Gordon Brown’s increasingly populist policies have leapt to a new level of desperation. Reflecting the severity of the economic malaise in England, the British government has announced a new 50% super tax on banker’s bonuses (above 25,000 pounds).
One can guess the outrage, one can guess the flight of skilled workers. Now the media war is on.
Britain’s financiers and entrepreneurs are quitting the UK at a rate of 10 a week to avoid Labour’s new 50% taxes.
So ten bankers have threatened to leave and now the British public is threatened with a ‘$178bn budgetary black hole’? How to work a headline…
If the government was serious about deep seated reform and wanted to keep it’s most talented minds, it would move swiftly to turn off the speculative largesse by imposing a 10% Land Tax, with all land valued yearly.
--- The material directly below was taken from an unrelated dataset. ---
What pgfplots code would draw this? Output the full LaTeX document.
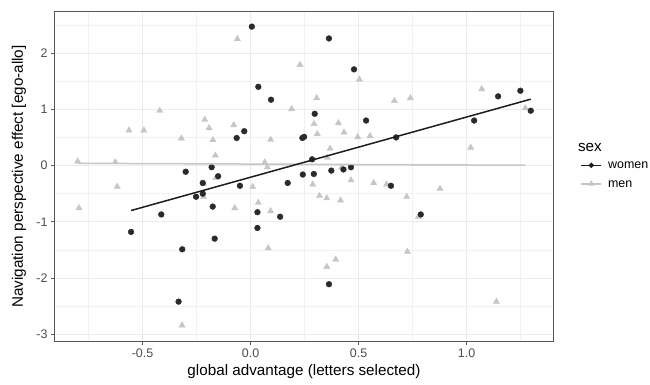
\documentclass[border=0pt]{standalone}
\usepackage{pgfplots}
\pgfplotsset{compat=1.18}
\usepackage{fontspec}
\setmainfont{Liberation Sans}
\definecolor{wcol}{HTML}{2A2A2A}
\definecolor{mcol}{HTML}{C6C6C6}
\definecolor{gridc}{HTML}{EBEBEB}
\definecolor{txtc}{HTML}{4D4D4D}
\definecolor{framec}{HTML}{555555}
\begin{document}
\begin{tikzpicture}
\path[use as bounding box] (-55bp,-44bp) rectangle (595bp,341bp);
\begin{axis}[
  at={(0,0)}, anchor=south west,
  scale only axis, width=498bp, height=329bp,
  clip mode=individual,
  xmin=-0.905, xmax=1.40, ymin=-3.12, ymax=2.73,
  xtick={-0.5,0,0.5,1}, xticklabels={-0.5,0.0,0.5,1.0},
  ytick={-3,-2,-1,0,1,2}, yticklabels={-3,-2,-1,0,1,2},
  minor xtick={-0.75,-0.25,0.25,0.75,1.25},
  minor ytick={-2.5,-1.5,-0.5,0.5,1.5,2.5},
  grid=both,
  major grid style={draw=gridc, line width=0.9bp},
  minor grid style={draw=gridc!70, line width=0.6bp},
  axis line style={draw=framec, line width=1bp},
  tick align=outside, major tick length=4bp, minor tick length=0pt,
  tick style={draw=framec, line width=0.8bp},
  xtick pos=left, ytick pos=left,
  ticklabel style={font=\fontsize{12.5}{15}\selectfont, text=txtc},
  xlabel={global advantage (letters selected)},
  ylabel={Navigation perspective effect [ego-allo]},
  label style={font=\fontsize{15.3}{18}\selectfont},
  xlabel style={at={(axis description cs:0.5,-0.094)}, anchor=center},
  ylabel style={at={(axis description cs:-0.0725,0.5)}, anchor=center},
  legend style={draw=none, fill=none, at={(axis description cs:1.049,0.506)}, anchor=west,
    font=\fontsize{12.5}{15}\selectfont, row sep=5bp,
    nodes={inner sep=1bp, text height=9bp, text depth=2.5bp},
    /tikz/every odd column/.append style={column sep=5bp}},
  legend cell align=left,
  legend image code/.code={\draw[mark repeat=2,mark phase=2,#1] plot coordinates {(0bp,0bp)(10bp,0bp)(20bp,0bp)};},
]
% men points
\addplot[only marks, mark=triangle*, mark size=3.6bp, mcol, mark options={draw=none, fill=mcol}, forget plot] coordinates {
(-0.061,2.25) (0.229,1.79) (-0.42,0.975) (0.19,1.005) (-0.5625,0.626) (-0.494,0.626)
(-0.212,0.815) (-0.192,0.667) (-0.078,0.72) (-0.32,0.484) (-0.174,0.454) (0.093,0.46)
(-0.163,0.18) (-0.80,0.075) (-0.626,0.06) (0.066,0.057) (0.078,-0.03) (0.504,1.53)
(0.306,1.20) (0.666,1.15) (0.74,1.20) (1.07,1.36) (1.272,1.02) (0.294,0.74)
(0.407,0.756) (0.309,0.56) (0.433,0.59) (0.496,0.507) (0.553,0.525) (0.368,0.30)
(0.356,0.14) (1.019,0.32) (0.422,-0.03) (-0.617,-0.377) (-0.794,-0.756) (-0.218,-0.555)
(-0.218,-0.32) (-0.16,-0.22) (-0.073,-0.756) (0.01,-0.38) (0.036,-0.66) (0.093,-0.81)
(0.082,-1.47) (-0.317,-2.84) (0.288,-0.335) (0.465,-0.26) (0.57,-0.31) (0.63,-0.335)
(0.877,-0.41) (0.319,-0.54) (0.353,-0.58) (0.417,-0.62) (0.723,-0.555) (0.777,-0.91)
(0.726,-1.53) (0.394,-1.67) (0.353,-1.80) (1.138,-2.42)
};
% women points
\addplot[only marks, mark=*, mark size=2.9bp, wcol, mark options={draw=none, fill=wcol}, forget plot] coordinates {
(0.006,2.47) (0.036,1.40) (0.095,1.17) (-0.029,0.61) (-0.064,0.49) (0.24,0.49)
(0.248,0.51) (-0.30,-0.11) (-0.18,-0.03) (-0.15,-0.19) (0.363,2.26) (0.479,1.71)
(0.297,0.92) (0.535,0.80) (0.674,0.50) (0.285,0.11) (1.035,0.80) (1.146,1.23)
(1.249,1.33) (1.297,0.975) (0.242,-0.16) (0.293,-0.15) (0.374,-0.09) (0.43,-0.07)
(0.465,-0.03) (-0.221,-0.31) (-0.049,-0.36) (0.172,-0.31) (-0.252,-0.555) (-0.221,-0.50)
(-0.175,-0.73) (-0.413,-0.87) (0.032,-0.83) (0.137,-0.91) (-0.553,-1.18) (0.032,-1.11)
(-0.166,-1.30) (-0.316,-1.49) (-0.333,-2.42) (0.65,-0.36) (0.788,-0.87) (0.363,-2.11)
};
% regression lines
\addplot[mcol, line width=1.5bp, no marks, forget plot] coordinates {(-0.80,0.04) (1.272,0.005)};
\addplot[wcol!70!black, line width=1.5bp, no marks, forget plot] coordinates {(-0.553,-0.80) (1.297,1.18)};
% legend
\addlegendimage{wcol!70!black, line width=1.5bp, mark=*, mark size=1.8bp, mark options={fill=wcol, draw=none}}
\addlegendentry{women}
\addlegendimage{mcol, line width=1.5bp, mark=triangle*, mark size=2.2bp, mark options={fill=mcol, draw=none}}
\addlegendentry{men}
\node[anchor=west, font=\fontsize{15.3}{18}\selectfont, inner sep=0] at (axis description cs:1.05,0.587) {sex};
\end{axis}
\end{tikzpicture}
\end{document}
Nobody can offshore their land. And a cut in VAT and payroll tax would be the trade-off. Remember the People’s Budget of 1909?
What has been the go-to-solution? Doug Noland reports in First Dubai
The entire US financial and economic recovery rests on a flimsy foundation of a highly distorted Treasury and agency market bubble.
Some major European figures are commenting:
Awarding big bonuses to bankers could help sow the seeds of a future financial crisis, Jean-Claude Trichet, European Central Bank president, has warned.
Mr Trichet said financial institutions should be using higher profits to strengthen their capital bases rather than paying out “unwarranted levels of compensation or bonuses”.
In another example of the open minds politicians have in Europe at present,
EU leaders urge IMF to consider Tobin tax
European Union leaders urged the International Monetary Fund on Friday to consider a global tax on financial transactions in spite of opposition from the US and doubts at the IMF itself.
In a communiqué issued after a two-day summit, the EU’s 27 national leaders stopped short of making a formal appeal for the introduction of a so-called “Tobin tax” but made clear they regarded it as a potentially useful revenue-raising instrument.